• **TASK BRIEF**
Going through the material below, please gather all lines with the word "seaborn" in them.

• **SOURCE EXCERPT**
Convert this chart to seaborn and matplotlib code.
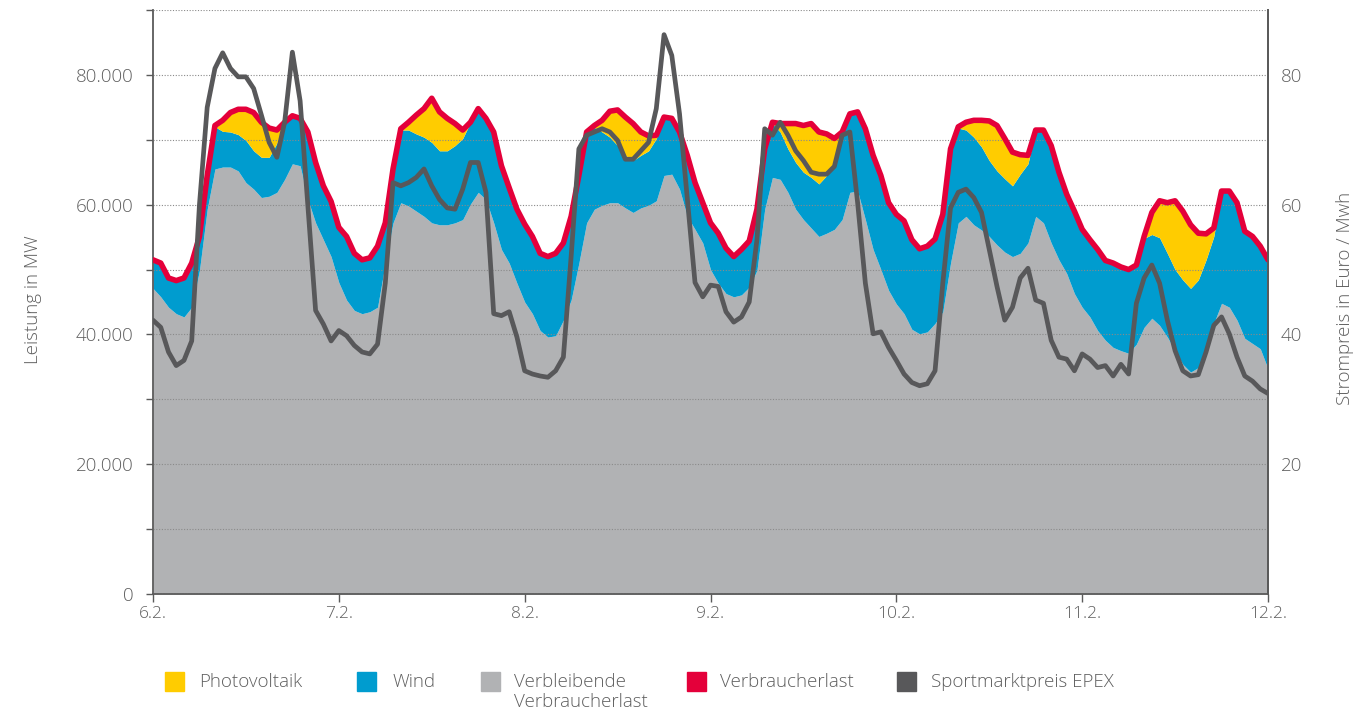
import numpy as np
import pandas as pd
import matplotlib
matplotlib.use("Agg")
import matplotlib.pyplot as plt
from matplotlib.patches import Rectangle
from matplotlib.ticker import FuncFormatter
import seaborn as sns

# ---------------- data (hourly, 6.2. 00:00 ... 12.2. 00:00), values in 1000 MW / EUR/MWh
day_labels = ["6.2.", "7.2.", "8.2.", "9.2.", "10.2.", "11.2.", "12.2."]

verbraucherlast = [
    51.5, 51.0, 48.7, 48.3, 48.7, 51.0, 55.1, 64.5, 72.2, 73.0, 74.2, 74.7, 74.7, 74.2, 72.7, 71.8, 71.5, 72.7, 73.7, 73.3, 71.2, 66.5, 62.9, 60.5,
    56.5, 55.1, 52.5, 51.5, 51.8, 53.6, 57.2, 65.5, 71.7, 72.7, 73.8, 74.8, 76.4, 74.3, 73.3, 72.5, 71.5, 72.7, 74.8, 73.3, 71.2, 66.0, 62.6, 59.3,
    57.0, 55.1, 52.5, 52.0, 52.5, 54.1, 58.2, 64.5, 71.2, 72.2, 73.0, 74.4, 74.6, 73.5, 72.5, 71.2, 70.6, 70.7, 73.5, 73.3, 71.2, 67.6, 63.4, 60.3,
    57.2, 55.6, 53.3, 52.0, 53.1, 54.4, 59.3, 68.6, 72.7, 72.5, 72.5, 72.5, 72.2, 72.5, 71.2, 70.9, 70.2, 71.2, 74.0, 74.3, 71.7, 67.6, 64.5, 60.3,
    58.5, 57.5, 54.6, 53.2, 53.6, 54.7, 58.5, 68.6, 72.0, 72.7, 73.0, 73.0, 72.9, 72.2, 70.2, 68.1, 67.7, 67.6, 71.5, 71.5, 69.1, 65.0, 61.6, 59.0,
    56.2, 54.6, 53.1, 51.4, 51.0, 50.4, 50.0, 50.7, 55.1, 58.8, 60.6, 60.3, 60.6, 59.0, 56.9, 55.6, 55.5, 56.4, 62.1, 62.1, 60.3, 55.9, 55.1, 53.6,
    51.5,
]

photovoltaik = [
    0, 0, 0, 0, 0, 0, 0, 0, 0.2, 1.7, 3.0, 3.9, 4.8, 5.9, 5.4, 4.5, 2.0, 0, 0, 0, 0, 0, 0, 0,
    0, 0, 0, 0, 0, 0, 0, 0, 0.2, 1.2, 2.9, 4.4, 6.8, 6.0, 5.0, 3.4, 1.3, 0, 0, 0, 0, 0, 0, 0,
    0, 0, 0, 0, 0, 0, 0, 0, 0, 0.3, 1.8, 4.0, 5.5, 5.9, 5.7, 3.6, 2.3, 0.5, 0, 0, 0, 0, 0, 0,
    0, 0, 0, 0, 0, 0, 0, 0, 0.2, 1.3, 3.9, 6.0, 7.2, 8.3, 8.0, 6.4, 3.4, 0, 0, 0, 0, 0, 0, 0,
    0, 0, 0, 0, 0, 0, 0, 0, 0.2, 1.2, 2.6, 4.1, 6.1, 7.0, 6.2, 5.2, 3.0, 1.3, 0, 0, 0, 0, 0, 0,
    0, 0, 0, 0, 0, 0, 0, 0, 0.3, 3.4, 5.7, 7.8, 10.6, 10.6, 9.8, 7.2, 4.0, 1.3, 0, 0, 0, 0, 0, 0,
    0,
]

verbleibende_last = [
    47.1, 45.8, 44.2, 43.2, 42.7, 44.2, 49.9, 59.3, 65.5, 65.8, 65.8, 65.2, 63.4, 62.4, 61.1, 61.3, 61.9, 63.9, 66.3, 66.0, 60.8, 57.2, 54.6, 52.0,
    48.0, 45.3, 43.7, 43.2, 43.5, 44.2, 51.0, 57.2, 60.3, 59.8, 59.0, 58.2, 57.2, 56.9, 56.9, 57.2, 57.7, 60.1, 61.9, 60.8, 57.2, 53.1, 51.0, 47.9,
    45.0, 43.2, 40.6, 39.6, 39.8, 42.2, 45.3, 51.0, 57.2, 59.3, 59.9, 60.3, 60.3, 59.5, 58.8, 59.5, 59.9, 60.6, 64.5, 64.7, 62.4, 58.2, 56.2, 54.1,
    50.0, 47.9, 46.3, 45.8, 46.1, 47.3, 49.9, 59.3, 64.2, 63.9, 61.9, 59.3, 57.7, 56.4, 55.1, 55.6, 56.2, 57.7, 61.9, 62.1, 57.7, 53.1, 50.0, 46.8,
    44.7, 43.2, 40.8, 40.1, 40.4, 41.7, 43.5, 51.0, 57.2, 58.2, 56.9, 56.1, 55.1, 53.8, 52.7, 52.0, 52.5, 54.1, 58.2, 57.2, 54.1, 51.5, 49.4, 46.3,
    44.2, 42.7, 40.6, 39.1, 38.0, 37.5, 37.1, 38.5, 41.1, 42.5, 41.4, 39.6, 37.5, 35.4, 34.2, 34.9, 37.3, 41.7, 44.8, 44.2, 42.2, 39.4, 38.6, 37.8,
    34.7,
]

strompreis = [
    42.2, 41.1, 37.3, 35.2, 36.0, 39.0, 60.0, 75.0, 81.0, 83.4, 81.0, 79.7, 79.7, 77.9, 73.8, 69.6, 67.3, 72.7, 83.5, 76.0, 59.8, 43.7, 41.6, 39.0,
    40.6, 39.8, 38.3, 37.3, 37.0, 38.5, 47.9, 63.4, 62.9, 63.4, 64.2, 65.5, 62.9, 60.8, 59.5, 59.3, 62.4, 66.5, 66.5, 61.9, 43.2, 42.9, 43.5, 39.6,
    34.4, 33.9, 33.6, 33.4, 34.4, 36.5, 52.0, 68.6, 70.7, 71.2, 71.7, 71.2, 69.9, 67.0, 67.0, 68.3, 69.6, 74.8, 86.2, 83.0, 74.0, 61.0, 48.0, 45.8,
    47.6, 47.4, 43.5, 41.9, 42.7, 45.0, 54.6, 71.7, 70.7, 72.7, 70.7, 68.3, 66.8, 65.0, 64.7, 64.7, 65.9, 70.7, 71.2, 60.3, 47.9, 40.1, 40.4, 38.0,
    36.0, 33.9, 32.6, 32.1, 32.4, 34.4, 47.9, 59.5, 61.9, 62.4, 61.1, 58.8, 53.1, 47.4, 42.2, 44.2, 48.7, 50.2, 45.3, 44.8, 39.1, 36.5, 36.2, 34.4,
    37.0, 36.2, 34.9, 35.2, 33.6, 35.4, 33.9, 44.8, 48.7, 50.7, 47.9, 42.2, 37.5, 34.4, 33.6, 33.8, 37.3, 41.4, 42.7, 40.1, 36.5, 33.6, 32.8, 31.6,
    30.9,
]

# ---------------- frame
hours = np.arange(len(verbraucherlast))
df = pd.DataFrame({
    "stunde": hours,
    "last": np.array(verbraucherlast) * 1000,
    "pv": np.array(photovoltaik) * 1000,
    "rest": np.array(verbleibende_last) * 1000,
    "preis": np.array(strompreis),
})
df["wind"] = df["last"] - df["pv"] - df["rest"]

C_PV = "#FFCC00"
C_WIND = "#009CCF"
C_REST = "#B1B2B4"
C_LAST = "#E4003A"
C_PREIS = "#58585A"
TXT = "#5F5F5F"
AX = "#5A5A5A"

sns.set_theme(style="white")
plt.rcParams["font.family"] = ["Open Sans", "DejaVu Sans"]

W, H = 1357, 717
fig = plt.figure(figsize=(W / 100, H / 100), dpi=100)
ax = fig.add_axes([153 / W, 1 - 594 / H, (1268 - 153) / W, (594 - 10) / H])

ax.stackplot(df["stunde"], df["rest"], df["wind"], df["pv"],
             colors=[C_REST, C_WIND, C_PV], linewidth=0, zorder=2)
sns.lineplot(data=df, x="stunde", y="last", ax=ax, color=C_LAST, linewidth=4.0,
             zorder=4, legend=False)

ax.set_xlim(0, 144)
ax.set_ylim(0, 90000)
ax.set_yticks(np.arange(0, 90001, 10000))
ax.yaxis.set_major_formatter(FuncFormatter(
    lambda v, p: (f"{int(v):,}".replace(",", ".") if int(v) % 20000 == 0 else "")))
ax.set_xticks(np.arange(0, 145, 24))
ax.set_xticklabels(day_labels)
ax.grid(axis="y", linestyle=(0, (1, 1.5)), color="#8A8A8A", linewidth=0.8)
ax.grid(axis="x", visible=False)
ax.set_axisbelow(False)
for gl in ax.get_ygridlines():
    gl.set_zorder(3)
ax.set_xlabel("")
ax.set_ylabel("")
ax.tick_params(axis="y", which="both", left=True, length=5, width=1, color=AX,
               labelsize=13.5, labelcolor=TXT, pad=9)
ax.tick_params(axis="x", bottom=True, length=6, width=1, color=AX,
               labelsize=12.5, labelcolor=TXT, pad=3)
for lab in ax.get_xticklabels() + ax.get_yticklabels():
    lab.set_fontweight("light")
ax.spines["top"].set_visible(False)
for s in ["left", "bottom", "right"]:
    ax.spines[s].set_color(AX)
    ax.spines[s].set_linewidth(1.3)

ax2 = ax.twinx()
sns.lineplot(data=df, x="stunde", y="preis", ax=ax2, color=C_PREIS, linewidth=3.4,
             legend=False)
ax2.set_ylim(0, 90)
ax2.set_yticks([20, 40, 60, 80])
ax2.set_ylabel("")
ax2.tick_params(axis="y", right=True, length=0, labelsize=13.5, labelcolor=TXT, pad=9)
for lab in ax2.get_yticklabels():
    lab.set_fontweight("light")
for s in ["top", "left", "bottom"]:
    ax2.spines[s].set_visible(False)
ax2.spines["right"].set_color(AX)
ax2.spines["right"].set_linewidth(1.3)
ax2.grid(False)

fig.text(33 / W, 1 - 300 / H, "Leistung in MW", rotation=90, ha="center", va="center",
         fontsize=13.5, color=TXT, fontweight="light")
fig.text(1345 / W, 1 - 298 / H, "Strompreis in Euro / Mwh", rotation=90, ha="center",
         va="center", fontsize=13.5, color=TXT, fontweight="light")

# legend
items = [
    (C_PV, 165, 199, "Photovoltaik"),
    (C_WIND, 357, 393, "Wind"),
    (C_REST, 481, 514, "Verbleibende\nVerbraucherlast"),
    (C_LAST, 687, 720, "Verbraucherlast"),
    (C_PREIS, 897, 931, "Sportmarktpreis EPEX"),
]
for col, px, tx, label in items:
    fig.patches.append(Rectangle((px / W, 1 - 691 / H), 19 / W, 19 / H,
                                 transform=fig.transFigure, color=col, figure=fig))
    fig.text(tx / W, 1 - 673 / H, label, ha="left", va="top", fontsize=13.5,
             color=TXT, fontweight="light", linespacing=1.15)

fig.savefig("out.png", dpi=100)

• **SOLUTION TO THIS EXERCISE**
Convert this chart to seaborn and matplotlib code.
import seaborn as sns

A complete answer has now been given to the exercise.